Vertical Convolution - 2022.1 English

Vitis High-Level Synthesis User Guide (UG1399)

Document ID
UG1399
Release Date
2022-06-07
Version
2022.1 English

The vertical convolution represents a challenge to the streaming data model preferred by an FPGA. The data must be accessed by column but you do not wish to store the entire image. The solution is to use line buffers, as shown in the following figure.

Figure 1. Streaming Vertical Convolution

Once again, the samples are read in a streaming manner, this time from the hls::stream hconv. The algorithm requires at least K-1 lines of data before it can process the first sample. All the calculations performed before this are discarded.

A line buffer allows K-1 lines of data to be stored. Each time a new sample is read, another sample is pushed out the line buffer. An interesting point to note here is that the newest sample is used in the calculation and then the sample is stored into the line buffer and the old sample ejected out. This ensure only K-1 lines are required to be cached, rather than K lines. Although a line buffer does require multiple lines to be stored locally, the convolution kernel size K is always much less than the 1080 lines in a full video image.

The first calculation can be performed when the first sample on the Kth line is read.
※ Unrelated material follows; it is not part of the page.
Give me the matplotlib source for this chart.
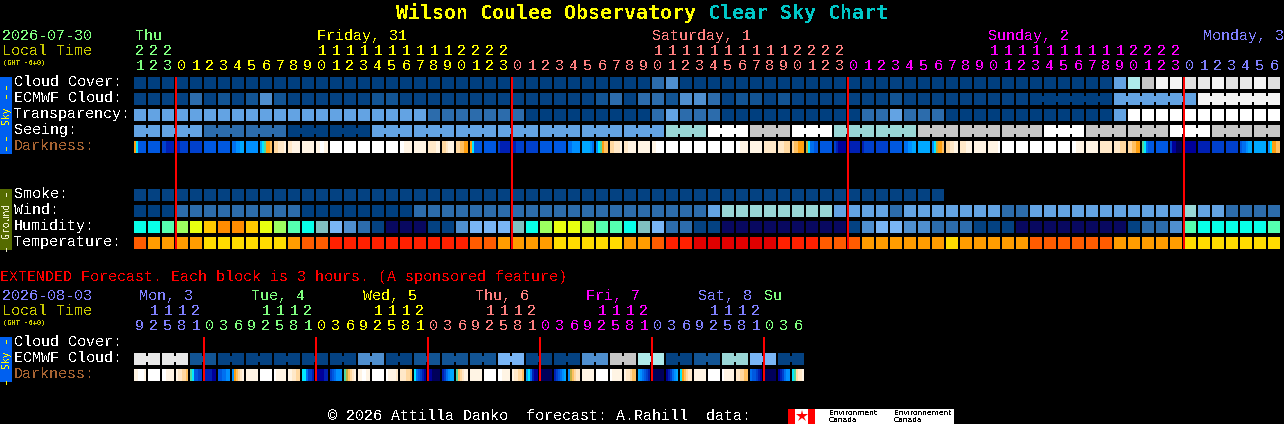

The algorithm then proceeds to output values until the final pixel is read.

// Vertical convolution 
VConvH:for(int col = 0; col < height; col++) {
 VConvW:for(int row = 0; row < vconv_xlim; row++) {
#pragma HLS DEPENDENCE variable=linebuf type=inter dependent=false
#pragma HLS PIPELINE
  T in_val = hconv.read();
  T out_val = 0;
  VConv:for(int i = 0; i < K; i++) {
     T vwin_val = i < K - 1 ? linebuf[i][row] : in_val;
     out_val += vwin_val * vcoeff[i];
     if (i > 0)
       linebuf[i - 1][row] = vwin_val;
  }
  if (col >= K - 1)
     vconv << out_val;
 }
}

The code above once again process all the samples in the design in a streaming manner. The task is constantly running. The use of the hls::stream construct forces you to cache the data locally. This is an ideal strategy when targeting an FPGA.